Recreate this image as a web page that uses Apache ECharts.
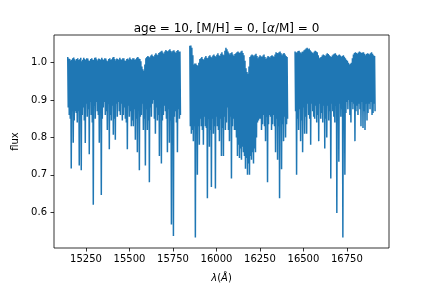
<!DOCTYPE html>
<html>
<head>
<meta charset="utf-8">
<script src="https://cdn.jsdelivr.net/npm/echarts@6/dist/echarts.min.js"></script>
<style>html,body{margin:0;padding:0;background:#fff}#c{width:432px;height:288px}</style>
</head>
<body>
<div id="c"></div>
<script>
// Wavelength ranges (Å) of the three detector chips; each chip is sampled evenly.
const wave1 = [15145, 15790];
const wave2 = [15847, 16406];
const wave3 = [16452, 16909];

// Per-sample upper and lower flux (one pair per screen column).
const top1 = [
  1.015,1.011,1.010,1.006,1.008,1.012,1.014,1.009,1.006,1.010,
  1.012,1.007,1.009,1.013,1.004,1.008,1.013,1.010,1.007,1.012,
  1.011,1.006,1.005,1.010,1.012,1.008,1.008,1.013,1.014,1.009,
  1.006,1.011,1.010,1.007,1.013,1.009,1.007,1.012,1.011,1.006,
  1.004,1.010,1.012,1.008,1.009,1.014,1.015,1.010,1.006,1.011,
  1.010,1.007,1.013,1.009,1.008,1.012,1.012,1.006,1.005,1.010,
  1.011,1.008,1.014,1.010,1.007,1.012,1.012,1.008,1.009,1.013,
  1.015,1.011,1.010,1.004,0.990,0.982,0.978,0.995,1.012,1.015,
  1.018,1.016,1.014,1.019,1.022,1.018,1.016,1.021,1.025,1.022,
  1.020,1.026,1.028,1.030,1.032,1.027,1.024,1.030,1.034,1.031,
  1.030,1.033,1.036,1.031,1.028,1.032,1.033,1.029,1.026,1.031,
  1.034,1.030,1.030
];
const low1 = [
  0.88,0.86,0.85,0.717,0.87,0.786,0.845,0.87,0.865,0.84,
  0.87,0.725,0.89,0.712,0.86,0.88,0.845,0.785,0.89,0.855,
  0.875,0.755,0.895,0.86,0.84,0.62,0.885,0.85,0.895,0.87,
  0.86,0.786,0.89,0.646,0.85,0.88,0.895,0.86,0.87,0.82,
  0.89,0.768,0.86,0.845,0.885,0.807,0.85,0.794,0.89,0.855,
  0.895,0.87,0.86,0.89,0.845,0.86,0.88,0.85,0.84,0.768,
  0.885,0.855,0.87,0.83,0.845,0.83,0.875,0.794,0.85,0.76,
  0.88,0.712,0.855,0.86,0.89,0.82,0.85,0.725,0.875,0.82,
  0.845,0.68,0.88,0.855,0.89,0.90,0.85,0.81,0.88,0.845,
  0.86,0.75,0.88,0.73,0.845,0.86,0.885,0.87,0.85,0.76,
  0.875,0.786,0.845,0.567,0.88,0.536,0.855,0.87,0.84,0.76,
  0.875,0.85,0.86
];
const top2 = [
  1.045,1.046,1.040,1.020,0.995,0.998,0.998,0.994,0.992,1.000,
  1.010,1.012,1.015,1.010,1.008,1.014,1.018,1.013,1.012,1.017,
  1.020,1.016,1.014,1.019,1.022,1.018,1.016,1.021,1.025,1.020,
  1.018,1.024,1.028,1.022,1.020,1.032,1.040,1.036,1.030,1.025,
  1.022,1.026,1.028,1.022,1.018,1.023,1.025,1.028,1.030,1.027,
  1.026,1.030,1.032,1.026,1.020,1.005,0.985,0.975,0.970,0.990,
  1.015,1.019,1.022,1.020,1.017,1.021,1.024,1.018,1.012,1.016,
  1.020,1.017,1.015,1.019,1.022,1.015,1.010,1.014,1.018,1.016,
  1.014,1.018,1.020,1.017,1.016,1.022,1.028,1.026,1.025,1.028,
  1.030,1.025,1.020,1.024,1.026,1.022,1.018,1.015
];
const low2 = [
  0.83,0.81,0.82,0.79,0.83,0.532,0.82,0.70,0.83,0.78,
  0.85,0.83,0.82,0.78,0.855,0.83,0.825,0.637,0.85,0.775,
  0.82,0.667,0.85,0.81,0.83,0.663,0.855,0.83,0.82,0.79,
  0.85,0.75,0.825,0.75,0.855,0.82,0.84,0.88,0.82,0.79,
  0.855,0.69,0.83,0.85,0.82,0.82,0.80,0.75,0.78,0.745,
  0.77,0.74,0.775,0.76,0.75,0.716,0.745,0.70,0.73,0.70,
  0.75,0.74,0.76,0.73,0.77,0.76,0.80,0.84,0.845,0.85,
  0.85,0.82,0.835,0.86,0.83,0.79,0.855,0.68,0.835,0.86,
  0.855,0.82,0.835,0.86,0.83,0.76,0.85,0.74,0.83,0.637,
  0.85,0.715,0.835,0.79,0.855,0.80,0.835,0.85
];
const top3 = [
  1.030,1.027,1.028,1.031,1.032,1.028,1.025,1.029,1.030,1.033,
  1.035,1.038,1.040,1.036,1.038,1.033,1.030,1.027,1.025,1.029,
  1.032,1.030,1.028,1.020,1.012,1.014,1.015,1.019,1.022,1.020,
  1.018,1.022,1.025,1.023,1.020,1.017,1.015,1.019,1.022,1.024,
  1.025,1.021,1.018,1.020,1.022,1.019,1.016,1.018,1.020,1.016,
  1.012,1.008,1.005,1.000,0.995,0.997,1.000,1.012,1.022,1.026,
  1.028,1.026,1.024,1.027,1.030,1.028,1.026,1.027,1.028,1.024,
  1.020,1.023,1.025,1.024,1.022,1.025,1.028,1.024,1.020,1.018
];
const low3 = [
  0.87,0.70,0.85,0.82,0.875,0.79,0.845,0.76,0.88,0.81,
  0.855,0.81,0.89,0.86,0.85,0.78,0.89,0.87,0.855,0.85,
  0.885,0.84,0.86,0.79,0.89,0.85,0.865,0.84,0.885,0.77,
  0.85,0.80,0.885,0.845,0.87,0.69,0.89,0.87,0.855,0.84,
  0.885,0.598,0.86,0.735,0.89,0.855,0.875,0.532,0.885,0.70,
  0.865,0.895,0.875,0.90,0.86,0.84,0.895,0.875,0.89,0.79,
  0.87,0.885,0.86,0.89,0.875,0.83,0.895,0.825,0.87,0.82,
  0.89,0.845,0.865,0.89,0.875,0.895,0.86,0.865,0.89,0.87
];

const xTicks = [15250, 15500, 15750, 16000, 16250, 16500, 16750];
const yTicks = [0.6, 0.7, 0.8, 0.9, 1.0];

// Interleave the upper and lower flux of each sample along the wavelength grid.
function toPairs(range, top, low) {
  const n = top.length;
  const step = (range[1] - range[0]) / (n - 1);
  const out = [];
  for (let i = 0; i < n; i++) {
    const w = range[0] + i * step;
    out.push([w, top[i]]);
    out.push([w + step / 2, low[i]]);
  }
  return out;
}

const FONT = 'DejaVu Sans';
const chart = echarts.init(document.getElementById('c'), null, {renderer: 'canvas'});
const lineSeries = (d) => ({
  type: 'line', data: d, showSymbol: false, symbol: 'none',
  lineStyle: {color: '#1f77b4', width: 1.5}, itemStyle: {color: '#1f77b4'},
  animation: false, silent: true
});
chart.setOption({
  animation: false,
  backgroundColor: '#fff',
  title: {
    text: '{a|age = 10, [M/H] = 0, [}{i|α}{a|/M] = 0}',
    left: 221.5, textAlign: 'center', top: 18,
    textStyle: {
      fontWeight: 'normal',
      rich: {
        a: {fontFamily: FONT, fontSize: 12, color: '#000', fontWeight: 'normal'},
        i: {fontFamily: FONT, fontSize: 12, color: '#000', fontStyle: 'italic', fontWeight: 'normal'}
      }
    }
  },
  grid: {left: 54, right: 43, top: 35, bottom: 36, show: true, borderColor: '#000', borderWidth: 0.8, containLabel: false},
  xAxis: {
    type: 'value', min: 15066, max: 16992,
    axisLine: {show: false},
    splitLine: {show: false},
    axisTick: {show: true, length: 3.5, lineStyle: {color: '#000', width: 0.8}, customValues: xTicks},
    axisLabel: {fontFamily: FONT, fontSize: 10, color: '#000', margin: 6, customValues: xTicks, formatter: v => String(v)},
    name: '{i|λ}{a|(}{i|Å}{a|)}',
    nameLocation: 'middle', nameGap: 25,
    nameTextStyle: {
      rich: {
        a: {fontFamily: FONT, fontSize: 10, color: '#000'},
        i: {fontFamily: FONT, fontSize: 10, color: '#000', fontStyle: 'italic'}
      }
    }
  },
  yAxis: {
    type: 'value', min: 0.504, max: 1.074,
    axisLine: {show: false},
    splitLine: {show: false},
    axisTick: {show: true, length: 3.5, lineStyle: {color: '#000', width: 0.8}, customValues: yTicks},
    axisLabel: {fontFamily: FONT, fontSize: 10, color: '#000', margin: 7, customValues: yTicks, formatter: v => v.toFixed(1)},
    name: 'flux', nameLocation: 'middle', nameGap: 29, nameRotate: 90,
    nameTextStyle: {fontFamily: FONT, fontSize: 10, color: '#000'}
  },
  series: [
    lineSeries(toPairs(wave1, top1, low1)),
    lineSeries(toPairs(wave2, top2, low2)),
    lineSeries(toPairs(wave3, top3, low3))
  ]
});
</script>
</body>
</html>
++++++++++
_YOUR INSTRUCTIONS_. Everything from the first line of the listing above through the line that contains "const wave3 = [16452, 16909];" is to be restated word for word, minus the pictures.

_EXERCISE OUTPUT_.
Recreate this image as a web page that uses Apache ECharts.
<!DOCTYPE html>
<html>
<head>
<meta charset="utf-8">
<script src="https://cdn.jsdelivr.net/npm/echarts@6/dist/echarts.min.js"></script>
<style>html,body{margin:0;padding:0;background:#fff}#c{width:432px;height:288px}</style>
</head>
<body>
<div id="c"></div>
<script>
// Wavelength ranges (Å) of the three detector chips; each chip is sampled evenly.
const wave1 = [15145, 15790];
const wave2 = [15847, 16406];
const wave3 = [16452, 16909];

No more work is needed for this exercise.